MIT Researchers on Radio Shielding

Among a fringe community of paranoids, aluminum helmets serve as the protective measure of choice against invasive radio signals. We investigate the efficacy of three aluminum helmet designs on a sample group of four individuals. Using a $250,000 network analyser, we find that although on average all helmets attenuate invasive radio frequencies in either directions (either emanating from an outside source, or emanating from the cranium of the subject), certain frequencies are in fact greatly amplified. These amplified frequencies coincide with radio bands reserved for government use according to the Federal Communication Commission (FCC). Statistical evidence suggests the use of helmets may in fact enhance the government’s invasive abilities. We theorize that the government may in fact have started the helmet craze for this reason.
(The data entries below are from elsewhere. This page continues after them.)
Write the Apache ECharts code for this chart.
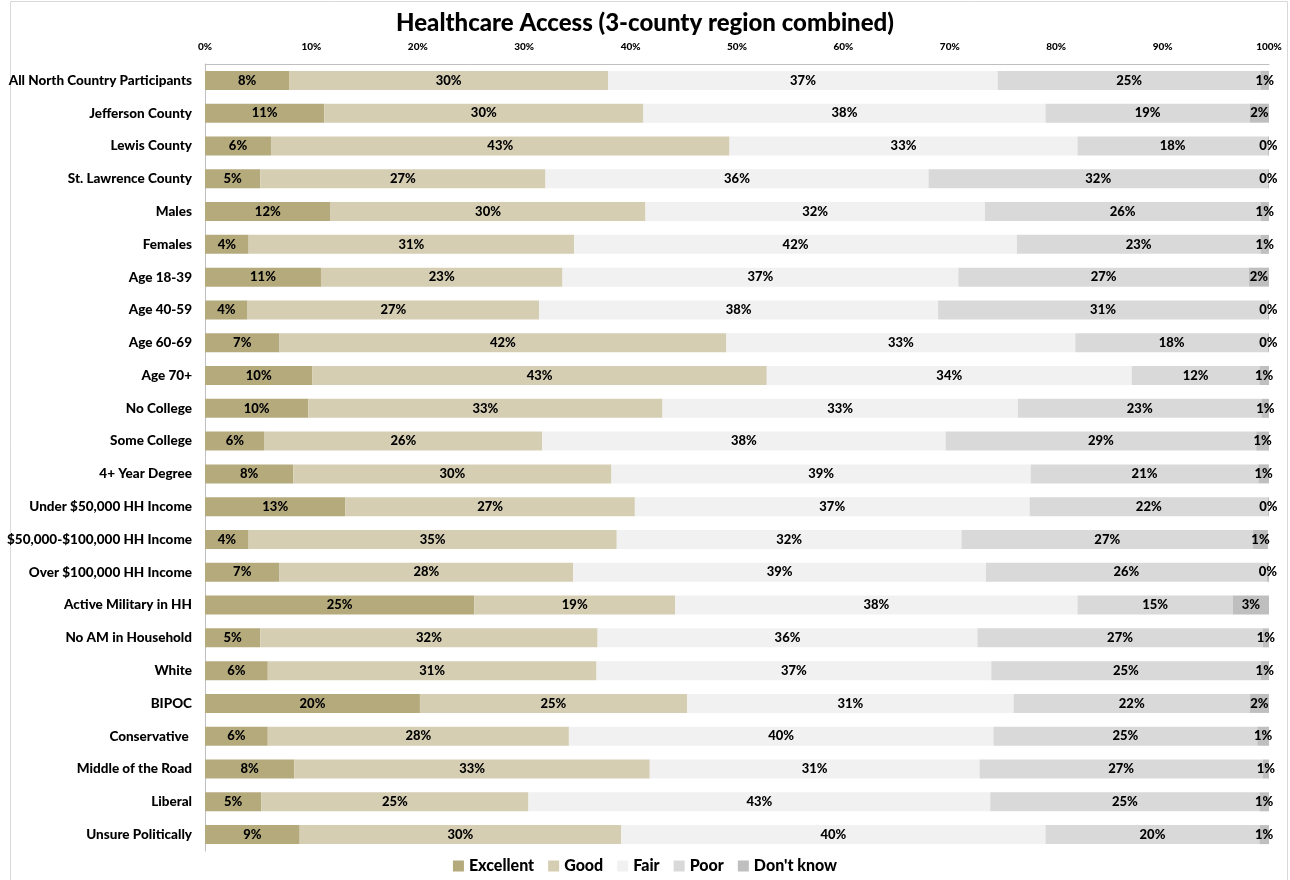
<!DOCTYPE html>
<html>
<head>
<meta charset="utf-8">
<script src="https://cdn.jsdelivr.net/npm/echarts@6/dist/echarts.min.js"></script>
<style>
html,body{margin:0;padding:0;background:#fff;}
#chart{width:1290px;height:880px;}
</style>
</head>
<body>
<div id="chart"></div>
<script>
const titleText = "Healthcare Access (3-county region combined)";
const categories = [
  "All North Country Participants","Jefferson County","Lewis County","St. Lawrence County",
  "Males","Females","Age 18-39","Age 40-59","Age 60-69","Age 70+","No College","Some College",
  "4+ Year Degree","Under $50,000 HH Income","$50,000-$100,000 HH Income","Over $100,000 HH Income",
  "Active Military in HH","No AM in Household","White","BIPOC","Conservative ","Middle of the Road",
  "Liberal","Unsure Politically"
];
const seriesNames = ["Excellent","Good","Fair","Poor","Don't know"];
const excellent = [7.9,11.2,6.2,5.2,11.8,4.1,10.9,4.0,7.0,10.1,9.7,5.6,8.3,13.2,4.1,7.0,25.3,5.2,5.9,20.2,5.9,8.4,5.3,8.9];
const good      = [30.0,30.0,43.1,26.8,29.6,30.6,22.7,27.4,42.0,42.7,33.3,26.1,29.9,27.2,34.6,27.6,18.9,31.7,30.9,25.1,28.3,33.4,25.1,30.2];
const fair      = [36.6,37.8,32.7,36.0,31.9,41.6,37.2,37.5,32.8,34.3,33.4,37.9,39.4,37.1,32.4,38.8,37.8,35.7,37.1,30.7,39.9,31.0,43.4,39.9];
const poor      = [24.7,19.2,17.9,31.9,25.9,22.9,27.3,31.0,18.1,12.0,22.9,29.2,21.4,22.4,27.4,26.4,14.6,26.8,25.3,22.2,24.8,26.6,25.3,20.1];
const dontKnow  = [0.8,1.8,0.1,0.1,0.8,0.8,1.9,0.1,0.1,0.9,0.7,1.2,1.0,0.1,1.4,0.2,3.4,0.6,0.8,1.8,1.1,0.6,0.9,0.9];
const xTicks = [0,10,20,30,40,50,60,70,80,90,100];
const colors = ["#b4aa7c","#d5ceb3","#f1f1f1","#d9d9d9","#bfbfbf"];

const FONT = "Lato, 'Open Sans', sans-serif";
const allData = [excellent, good, fair, poor, dontKnow];

const chart = echarts.init(document.getElementById('chart'), null, {renderer:'canvas'});
const option = {
  backgroundColor: '#ffffff',
  animation: false,
  title: {
    text: titleText, left: 'center', top: 6,
    textStyle: {fontFamily: FONT, fontWeight: 900, fontSize: 24, color: '#000'}
  },
  legend: {
    data: seriesNames, bottom: 1, left: 'center',
    itemWidth: 11, itemHeight: 11, itemGap: 14, icon: 'rect',
    textStyle: {fontFamily: FONT, fontWeight: 900, fontSize: 16, color: '#000'}
  },
  graphic: [{
    type: 'rect', left: 8, top: -1, silent: true,
    shape: {width: 1277, height: 882},
    style: {fill: 'none', stroke: '#d9d9d9', lineWidth: 1}
  }],
  grid: {left: 205, right: 21, top: 64, height: 787, containLabel: false},
  xAxis: {
    type: 'value', position: 'top', min: 0, max: 100, interval: 10,
    axisLine: {show: true, lineStyle: {color: '#bfbfbf', width: 1}},
    axisTick: {show: false},
    splitLine: {show: false},
    axisLabel: {
      fontFamily: FONT, fontWeight: 900, fontSize: 10, color: '#000', margin: 12,
      formatter: v => xTicks.includes(v) ? v + '%' : ''
    }
  },
  yAxis: {
    type: 'category', data: categories, inverse: true,
    axisLine: {show: true, lineStyle: {color: '#bfbfbf', width: 1}},
    axisTick: {show: false},
    axisLabel: {fontFamily: FONT, fontWeight: 900, fontSize: 13.5, color: '#000', margin: 13}
  },
  series: seriesNames.map((name, i) => ({
    name, type: 'bar', stack: 'total', barWidth: 19,
    itemStyle: {color: colors[i]},
    label: {
      show: true, position: 'inside', fontFamily: FONT, fontWeight: 900, fontSize: 13, color: '#000',
      formatter: p => Math.round(p.value) + '%'
    },
    labelLayout: {hideOverlap: false},
    data: allData[i]
  }))
};
chart.setOption(option);
</script>
</body>
</html>
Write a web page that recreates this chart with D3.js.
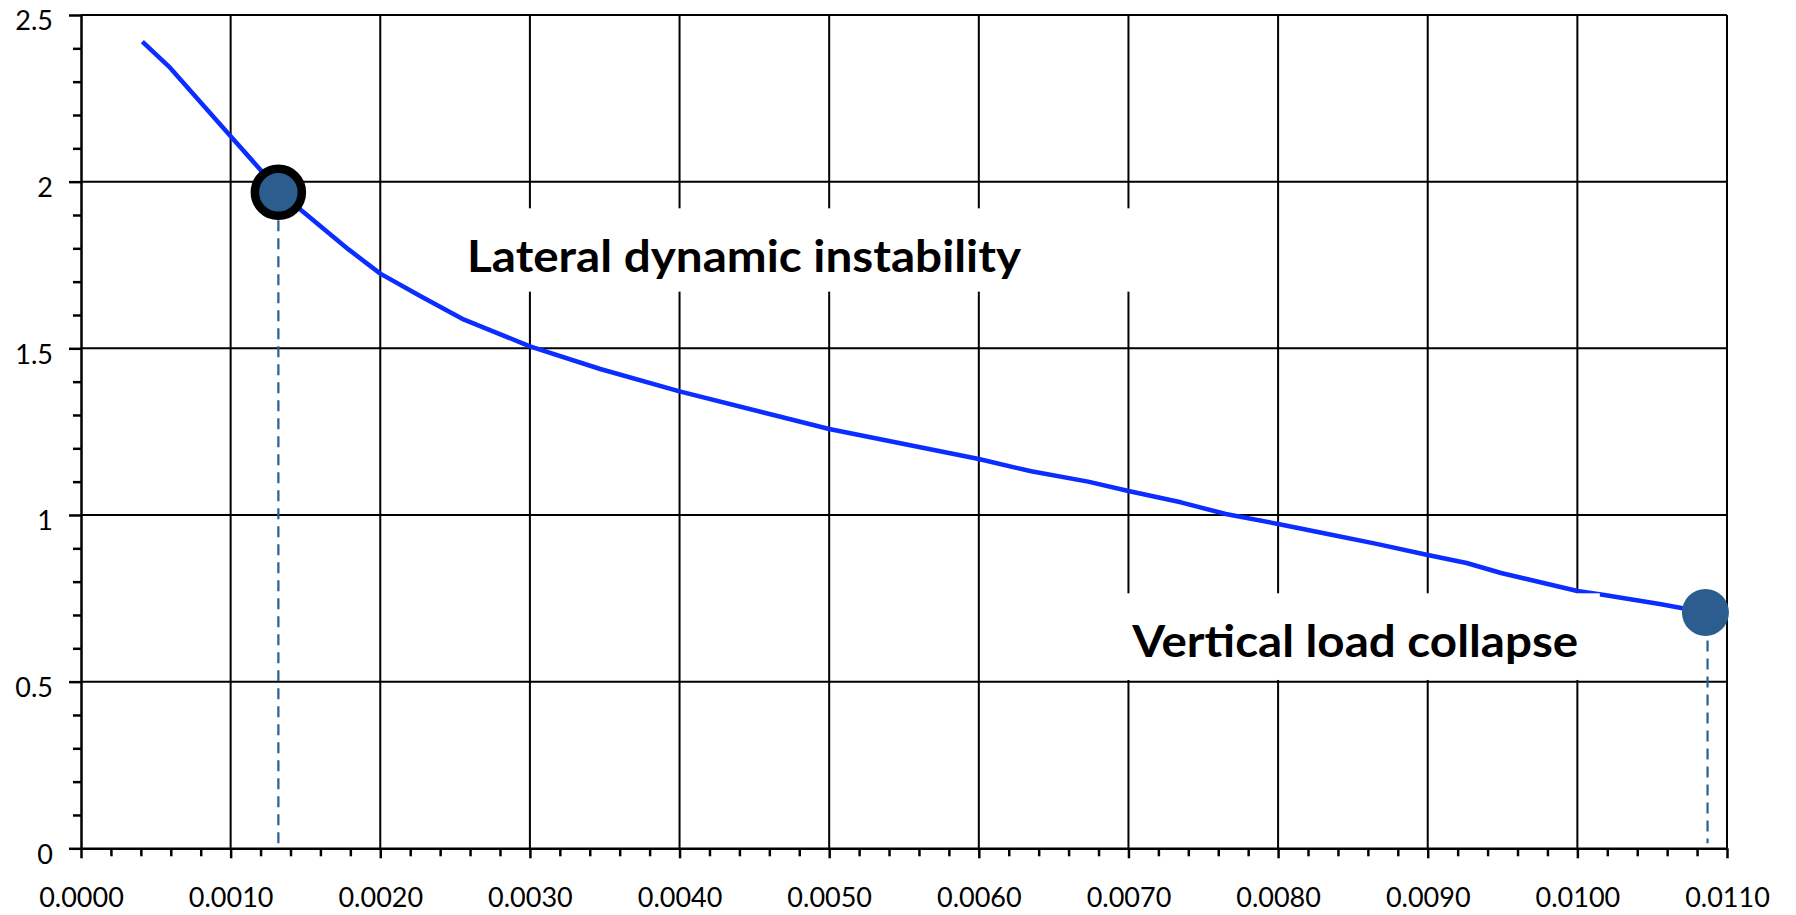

From “On the Effectiveness of Aluminium Foil Helmets: An Empirical Study.” Clearly, they’re government funded, and trying to get people to take off the hats with their claims that effective shielding may “enhance the government’s abilities.”

[Update: while I simply theorized about the researchers motives (a despicable tactic, really) Zapato does some, umm, serious analysis in “AFDB Effectiveness.”]

One thought on “MIT Researchers on Radio Shielding

  1. Damn,
    That means only the expensive alternatives are left,metal mesh composite clothes manufactured for soft anti-emissions enclosures and hard to obtain.
    ps aluminum foil is STILL good for anti-stungun usage as are the metallized mylar films(less useful).